What you have to do:
Return the lines that follow, exactly as they appear, from the first through the one containing "125, 115, 121, 118, 109, 131, 112, 128];"; no pictures are to be included.

## Begin Source material

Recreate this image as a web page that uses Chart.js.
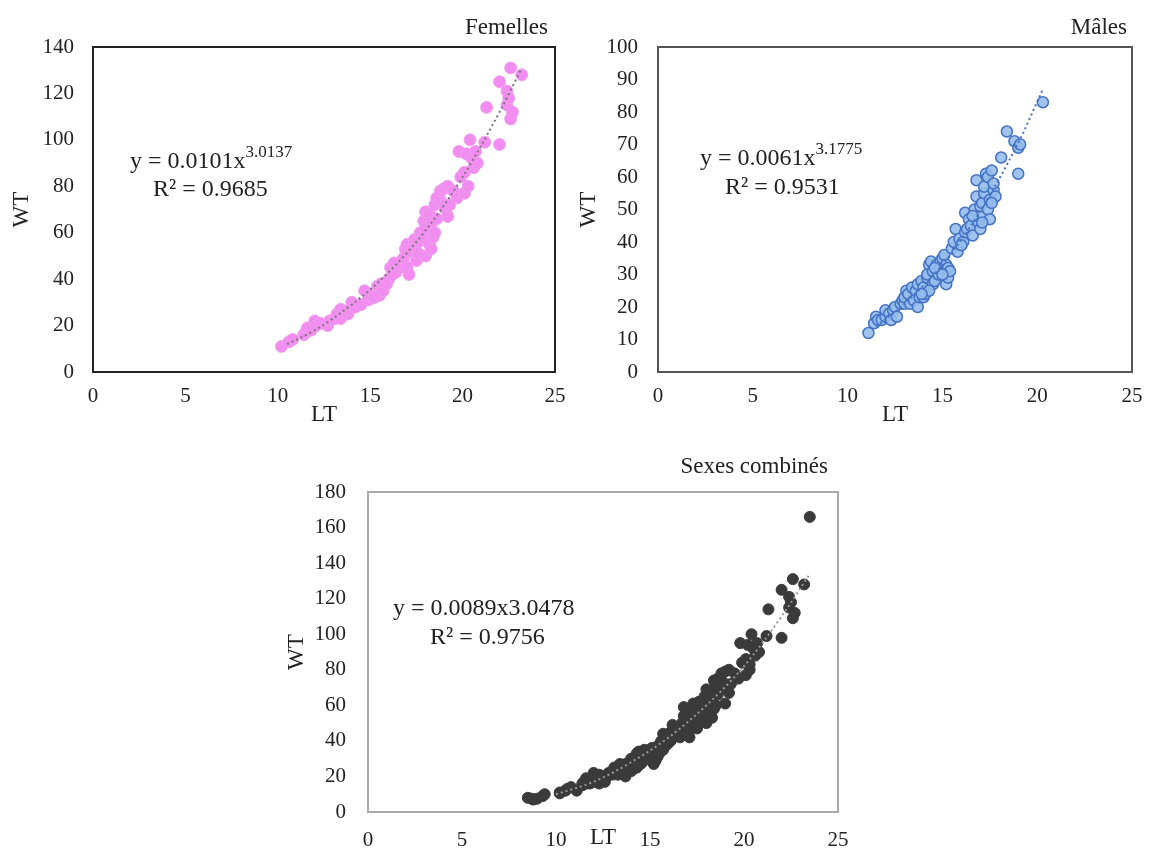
<!DOCTYPE html>
<html>
<head>
<meta charset="utf-8">
<script src="https://cdn.jsdelivr.net/npm/chart.js@4.4.1/dist/chart.umd.min.js"></script>
<style>
  body { margin: 0; background: #fff; width: 1153px; height: 855px; position: relative; overflow: hidden; }
  canvas { position: absolute; }
</style>
</head>
<body>
<canvas id="femChart" width="580" height="430" style="left:0px;top:0px"></canvas>
<canvas id="maleChart" width="588" height="430" style="left:565px;top:0px"></canvas>
<canvas id="allChart" width="580" height="415" style="left:280px;top:440px"></canvas>
<script>
// femelles : longueur totale (LT) et poids (WT)
const fem_lt = [10.2, 10.6, 10.8, 11.4, 11.5, 11.6, 11.8, 12.0, 12.1, 12.3, 12.7, 12.8, 13.1, 13.2, 13.4, 13.4,
  13.6, 13.8, 13.9, 14.0, 14.2, 14.5, 14.7, 14.9, 15.0, 15.2, 15.4, 15.5, 15.6, 15.7, 15.9, 16.0, 16.1, 16.2,
  16.3, 16.4, 16.6, 16.7, 16.8, 17.0, 17.1, 16.9, 17.0, 17.2, 17.3, 17.4, 17.5, 17.6, 17.6, 17.7, 17.9, 17.9,
  18.0, 18.0, 18.0, 18.2, 18.2, 18.3, 18.3, 18.4, 18.5, 18.5, 18.6, 18.6, 18.8, 18.8, 19.0, 19.0, 19.1, 19.2,
  19.2, 19.3, 19.5, 19.7, 19.8, 19.9, 20.1, 20.1, 20.2, 20.3, 20.4, 20.5, 20.6, 20.7, 20.8, 21.2, 21.3, 22.0,
  22.0, 22.4, 22.4, 22.5, 22.6, 22.6, 22.7, 23.2];
const fem_wt = [11, 13, 14, 16, 17, 19, 18, 22, 20, 21, 20, 22, 23, 25, 27, 23,
  26, 25, 27, 30, 28, 29, 35, 31, 33, 32, 37, 33, 38, 35, 38, 40, 45, 42,
  47, 43, 45, 46, 49, 45, 42, 53, 55, 52, 54, 57, 48, 51, 56, 60, 58, 65,
  50, 62, 69, 55, 68, 53, 64, 58, 60, 72, 66, 75, 74, 78, 72, 79, 70, 67,
  80, 72, 78, 75, 95, 84, 77, 86, 94, 80, 100, 92, 88, 95, 90, 99, 114, 98,
  125, 115, 121, 118, 109, 131, 112, 128];

// mâles
const male_lt = [11.1, 11.4, 11.5, 11.6, 11.8, 12.0, 12.0, 12.2, 12.3, 12.4, 12.5, 12.6, 12.8, 12.9, 13.0, 13.0,
  13.1, 13.2, 13.3, 13.4, 13.5, 13.6, 13.7, 13.7, 13.8, 13.9, 14.0, 14.0, 14.1, 14.2, 14.2, 14.3, 14.4, 14.5,
  14.5, 14.6, 14.7, 14.8, 14.9, 14.9, 15.0, 15.1, 15.2, 15.2, 15.3, 15.3, 15.4, 15.5, 15.6, 15.7, 15.8, 15.9,
  16.1, 16.2, 16.2, 16.3, 16.4, 16.5, 16.6, 16.7, 16.8, 16.8, 16.9, 17.0, 17.0, 17.0, 17.1, 17.2, 17.2, 17.3,
  17.4, 17.4, 17.5, 17.5, 17.6, 17.7, 17.7, 17.8, 18.1, 18.4, 18.8, 19.0, 19.0, 19.1, 20.3,
  14.3, 14.6, 15.0, 13.9, 16.0, 16.6, 17.1, 17.6];
const male_wt = [12, 15, 17, 16, 16, 17, 19, 18, 16, 19, 20, 17, 21, 22, 21, 23,
  25, 24, 21, 26, 22, 25, 20, 27, 23, 28, 23, 26, 24, 29, 30, 33, 34, 27,
  31, 28, 33, 30, 32, 34, 35, 36, 27, 33, 29, 32, 31, 38, 40, 44, 37, 41,
  40, 43, 49, 44, 47, 45, 42, 50, 54, 59, 46, 44, 48, 51, 52, 55, 57, 61,
  50, 60, 47, 53, 62, 56, 58, 54, 66, 74, 71, 61, 69, 70, 83,
  25, 32, 30, 24, 39, 48, 46, 52];

// individus non sexés (seulement dans "Sexes combinés")
const juv_lt = [8.5, 8.7, 8.8, 9.0, 9.3, 9.4, 10.2, 10.5, 23.5];
const juv_wt = [8, 7.5, 7, 7.5, 9, 10, 10.5, 12, 166];

// courbes de tendance (puissance)
const fem_trend_lt = [10.5, 12, 14, 16, 18, 20, 22, 23.2];
const fem_trend_wt = [12, 18, 29, 43, 61, 84, 112, 131];
const male_trend_lt = [11.5, 13, 15, 17, 19, 20.3];
const male_trend_wt = [14, 21, 33, 49.5, 70.5, 87];
const all_trend_lt = [10, 12, 14, 16, 18, 20, 22, 23.5];
const all_trend_wt = [10, 17, 28, 42, 60, 82, 110, 134];

const serif = '"Liberation Serif", "Times New Roman", serif';

function pts(xs, ys) {
  return xs.map((x, i) => ({x: x, y: ys[i]}));
}

const decor = {
  id: 'decor',
  afterDatasetsDraw(chart, args, o) {
    const ctx = chart.ctx, a = chart.chartArea;
    ctx.save();
    ctx.strokeStyle = o.frame;
    ctx.lineWidth = 2;
    ctx.strokeRect(a.left, a.top, a.right - a.left, a.bottom - a.top);
    ctx.fillStyle = '#222';
    ctx.textBaseline = 'alphabetic';
    ctx.textAlign = 'right';
    ctx.font = '23px ' + serif;
    ctx.fillText(o.title, o.titleX, o.titleY);
    ctx.textAlign = 'left';
    ctx.font = '24px ' + serif;
    ctx.fillText(o.eq, o.eqX, o.eqY);
    if (o.sup) {
      let w = ctx.measureText(o.eq).width;
      ctx.font = '17px ' + serif;
      ctx.fillText(o.sup, o.eqX + w, o.eqY - 11);
      ctx.font = '24px ' + serif;
    }
    ctx.fillText(o.r2, o.r2X, o.r2Y);
    ctx.restore();
  }
};

function makeChart(id, cfg) {
  let data = {
    datasets: [{
      data: cfg.trend,
      showLine: true,
      pointRadius: 0,
      borderColor: cfg.trendColor,
      borderWidth: 2,
      borderDash: [2, 3],
      cubicInterpolationMode: 'monotone',
      order: 0
    }, {
      data: cfg.points,
      pointRadius: cfg.radius,
      backgroundColor: cfg.fill,
      borderColor: cfg.stroke,
      borderWidth: cfg.strokeWidth,
      order: 1
    }]
  };
  let options = {
    responsive: false,
    animation: false,
    layout: {padding: cfg.padding},
    plugins: {legend: {display: false}, tooltip: {enabled: false}, decor: cfg.decor},
    scales: {
      x: {
        type: 'linear', min: 0, max: 25,
        grid: {display: false}, border: {display: false},
        ticks: {stepSize: 5, padding: cfg.xtp, color: '#222', font: {family: serif, size: 21}},
        title: {display: true, text: 'LT', color: '#222', font: {family: serif, size: 23}, padding: {top: 0, bottom: cfg.ltPad}},
        afterFit: function(s) { s.height = cfg.xh; }
      },
      y: {
        type: 'linear', min: 0, max: cfg.ymax,
        grid: {display: false}, border: {display: false},
        ticks: {stepSize: cfg.ystep, padding: cfg.ytp, color: '#222', font: {family: serif, size: 21}},
        title: {display: true, text: 'WT', color: '#222', font: {family: serif, size: 23}, padding: {top: cfg.wtPad, bottom: 0}},
        afterFit: function(s) { s.width = cfg.yw; }
      }
    }
  };
  return new Chart(document.getElementById(id), {type: 'scatter', data: data, options: options, plugins: [decor]});
}

makeChart('femChart', {
  points: pts(fem_lt, fem_wt),
  trend: pts(fem_trend_lt, fem_trend_wt),
  trendColor: '#777',
  radius: 6, fill: 'rgb(242,140,240)', stroke: 'rgba(235,160,235,0.9)', strokeWidth: 1,
  padding: {left: 0, right: 25, top: 47, bottom: 0},
  xh: 58, yw: 93, ymax: 140, ystep: 20, ltPad: 1, wtPad: 8, xtp: 4, ytp: 11,
  decor: {frame: '#222', title: 'Femelles', titleX: 548, titleY: 34,
    eq: 'y = 0.0101x', sup: '3.0137', eqX: 130, eqY: 168, r2: 'R² = 0.9685', r2X: 153, r2Y: 196}
});

makeChart('maleChart', {
  points: pts(male_lt, male_wt),
  trend: pts(male_trend_lt, male_trend_wt),
  trendColor: '#4472c4',
  radius: 5.5, fill: 'rgba(150,190,236,0.9)', stroke: 'rgb(68,114,196)', strokeWidth: 1.5,
  padding: {left: 0, right: 21, top: 47, bottom: 0},
  xh: 58, yw: 93, ymax: 100, ystep: 10, ltPad: 1, wtPad: 10, xtp: 4, ytp: 12,
  decor: {frame: '#555', title: 'Mâles', titleX: 562, titleY: 34,
    eq: 'y = 0.0061x', sup: '3.1775', eqX: 135, eqY: 165, r2: 'R² = 0.9531', r2X: 160, r2Y: 194}
});

makeChart('allChart', {
  points: pts(fem_lt, fem_wt).concat(pts(male_lt, male_wt), pts(juv_lt, juv_wt)),
  trend: pts(all_trend_lt, all_trend_wt),
  trendColor: '#999',
  radius: 5.5, fill: '#3a3a3a', stroke: '#3a3a3a', strokeWidth: 1,
  padding: {left: 0, right: 22, top: 52, bottom: 0},
  xh: 43, yw: 88, ymax: 180, ystep: 20, ltPad: 3, wtPad: 3, xtp: 8, ytp: 14,
  decor: {frame: '#aaa', title: 'Sexes combinés', titleX: 548, titleY: 33,
    eq: 'y = 0.0089x3.0478', sup: '', eqX: 113, eqY: 175, r2: 'R² = 0.9756', r2X: 150, r2Y: 204}
});
</script>
</body>
</html>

## End Source material

Solution:
Recreate this image as a web page that uses Chart.js.
<!DOCTYPE html>
<html>
<head>
<meta charset="utf-8">
<script src="https://cdn.jsdelivr.net/npm/chart.js@4.4.1/dist/chart.umd.min.js"></script>
<style>
  body { margin: 0; background: #fff; width: 1153px; height: 855px; position: relative; overflow: hidden; }
  canvas { position: absolute; }
</style>
</head>
<body>
<canvas id="femChart" width="580" height="430" style="left:0px;top:0px"></canvas>
<canvas id="maleChart" width="588" height="430" style="left:565px;top:0px"></canvas>
<canvas id="allChart" width="580" height="415" style="left:280px;top:440px"></canvas>
<script>
// femelles : longueur totale (LT) et poids (WT)
const fem_lt = [10.2, 10.6, 10.8, 11.4, 11.5, 11.6, 11.8, 12.0, 12.1, 12.3, 12.7, 12.8, 13.1, 13.2, 13.4, 13.4,
  13.6, 13.8, 13.9, 14.0, 14.2, 14.5, 14.7, 14.9, 15.0, 15.2, 15.4, 15.5, 15.6, 15.7, 15.9, 16.0, 16.1, 16.2,
  16.3, 16.4, 16.6, 16.7, 16.8, 17.0, 17.1, 16.9, 17.0, 17.2, 17.3, 17.4, 17.5, 17.6, 17.6, 17.7, 17.9, 17.9,
  18.0, 18.0, 18.0, 18.2, 18.2, 18.3, 18.3, 18.4, 18.5, 18.5, 18.6, 18.6, 18.8, 18.8, 19.0, 19.0, 19.1, 19.2,
  19.2, 19.3, 19.5, 19.7, 19.8, 19.9, 20.1, 20.1, 20.2, 20.3, 20.4, 20.5, 20.6, 20.7, 20.8, 21.2, 21.3, 22.0,
  22.0, 22.4, 22.4, 22.5, 22.6, 22.6, 22.7, 23.2];
const fem_wt = [11, 13, 14, 16, 17, 19, 18, 22, 20, 21, 20, 22, 23, 25, 27, 23,
  26, 25, 27, 30, 28, 29, 35, 31, 33, 32, 37, 33, 38, 35, 38, 40, 45, 42,
  47, 43, 45, 46, 49, 45, 42, 53, 55, 52, 54, 57, 48, 51, 56, 60, 58, 65,
  50, 62, 69, 55, 68, 53, 64, 58, 60, 72, 66, 75, 74, 78, 72, 79, 70, 67,
  80, 72, 78, 75, 95, 84, 77, 86, 94, 80, 100, 92, 88, 95, 90, 99, 114, 98,
  125, 115, 121, 118, 109, 131, 112, 128];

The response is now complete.